— Begin —

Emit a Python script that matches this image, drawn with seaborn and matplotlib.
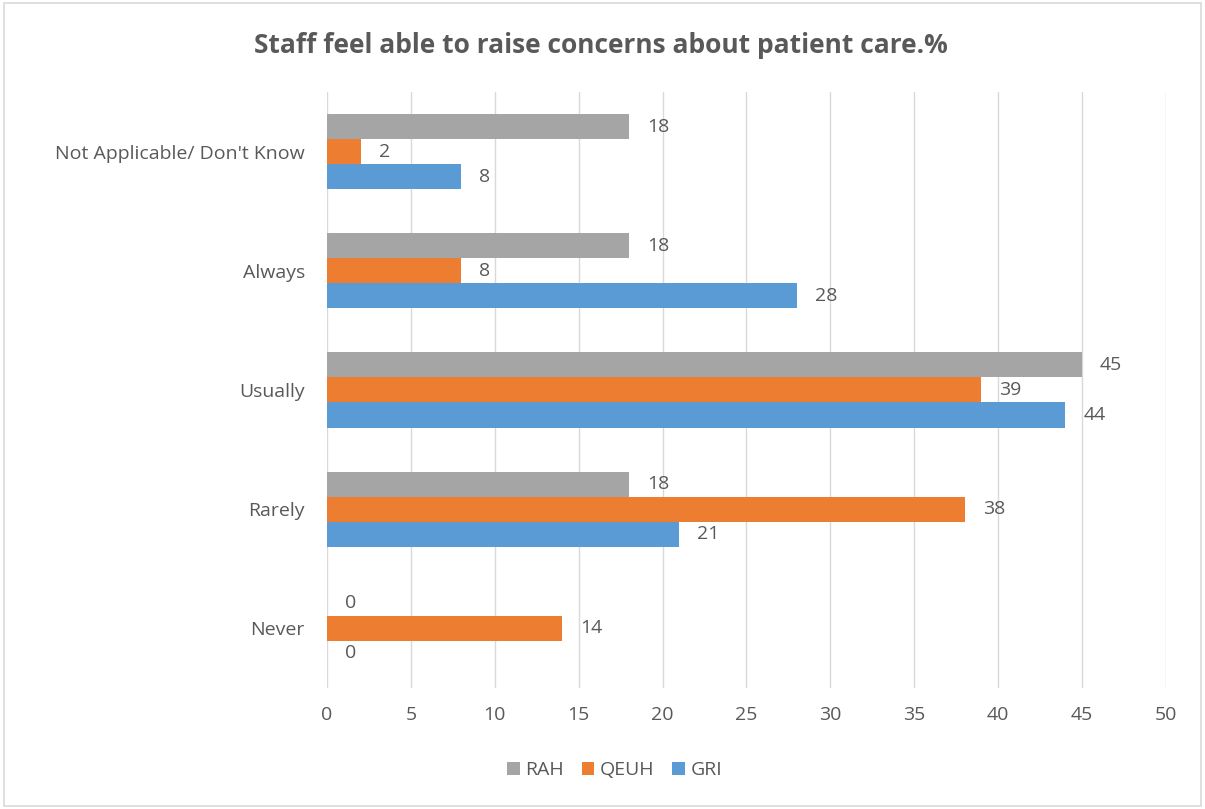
import matplotlib
matplotlib.use("Agg")
import matplotlib.pyplot as plt
import seaborn as sns
import pandas as pd
from matplotlib.patches import Rectangle

categories = ["Not Applicable/ Don't Know", "Always", "Usually", "Rarely", "Never"]
series = ["RAH", "QEUH", "GRI"]
rah = [18, 18, 45, 18, 0]
qeuh = [2, 8, 39, 38, 14]
gri = [8, 28, 44, 21, 0]
x_ticks = [0, 5, 10, 15, 20, 25, 30, 35, 40, 45, 50]

colors = {"RAH": "#A5A5A5", "QEUH": "#ED7D31", "GRI": "#5B9BD5"}
text_color = "#595959"

rows = []
for name, vals in zip(series, [rah, qeuh, gri]):
    for cat, v in zip(categories, vals):
        rows.append({"Response": cat, "Site": name, "Percent": v})
df = pd.DataFrame(rows)

sns.set_theme(style="white")
plt.rcParams["font.family"] = ["Open Sans", "DejaVu Sans"]

fig = plt.figure(figsize=(12.05, 8.09), dpi=100)
ax = fig.add_axes([0.2714, 0.1496, 0.6962, 0.7367])

sns.barplot(data=df, y="Response", x="Percent", hue="Site", order=categories,
            hue_order=series, palette=colors, orient="h", width=0.63,
            saturation=1, linewidth=0, ax=ax, legend=True)

ax.set_xlim(0, 50)
ax.set_ylim(4.5, -0.5)
ax.set_xticks(x_ticks)
ax.xaxis.grid(True, color="#D9D9D9", linewidth=1)
ax.set_axisbelow(True)
for s in ax.spines.values():
    s.set_visible(False)
ax.tick_params(axis="both", length=0, labelsize=14, labelcolor=text_color)
ax.tick_params(axis="x", pad=13)
ax.tick_params(axis="y", pad=16)
ax.set_xlabel("")
ax.set_ylabel("")

for cont in ax.containers:
    ax.bar_label(cont, fmt="%g", padding=13, fontsize=14, color=text_color)

handles, labels = ax.get_legend_handles_labels()
ax.legend_.remove()
fig.legend(handles, labels, loc="center", bbox_to_anchor=(0.51, 0.048), ncol=3,
           frameon=False, fontsize=14, handlelength=0.65, handleheight=0.65,
           columnspacing=0.9, handletextpad=0.3, labelcolor=text_color)

fig.text(0.499, 0.944, "Staff feel able to raise concerns about patient care.%",
         ha="center", va="center", fontsize=19, fontweight="bold", color=text_color)

fig.patches.append(Rectangle((0.003, 0.004), 0.994, 0.992, transform=fig.transFigure,
                             fill=False, edgecolor="#D9D9D9", linewidth=1.2))

fig.savefig("out.png", dpi=100, facecolor="white")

— End —

• **What to work on**: Take the material above from its first line through the line holding "40, 45, 50]" and set it down exactly, without the pictures.

• **Exercise answer**:
Emit a Python script that matches this image, drawn with seaborn and matplotlib.
import matplotlib
matplotlib.use("Agg")
import matplotlib.pyplot as plt
import seaborn as sns
import pandas as pd
from matplotlib.patches import Rectangle

categories = ["Not Applicable/ Don't Know", "Always", "Usually", "Rarely", "Never"]
series = ["RAH", "QEUH", "GRI"]
rah = [18, 18, 45, 18, 0]
qeuh = [2, 8, 39, 38, 14]
gri = [8, 28, 44, 21, 0]
x_ticks = [0, 5, 10, 15, 20, 25, 30, 35, 40, 45, 50]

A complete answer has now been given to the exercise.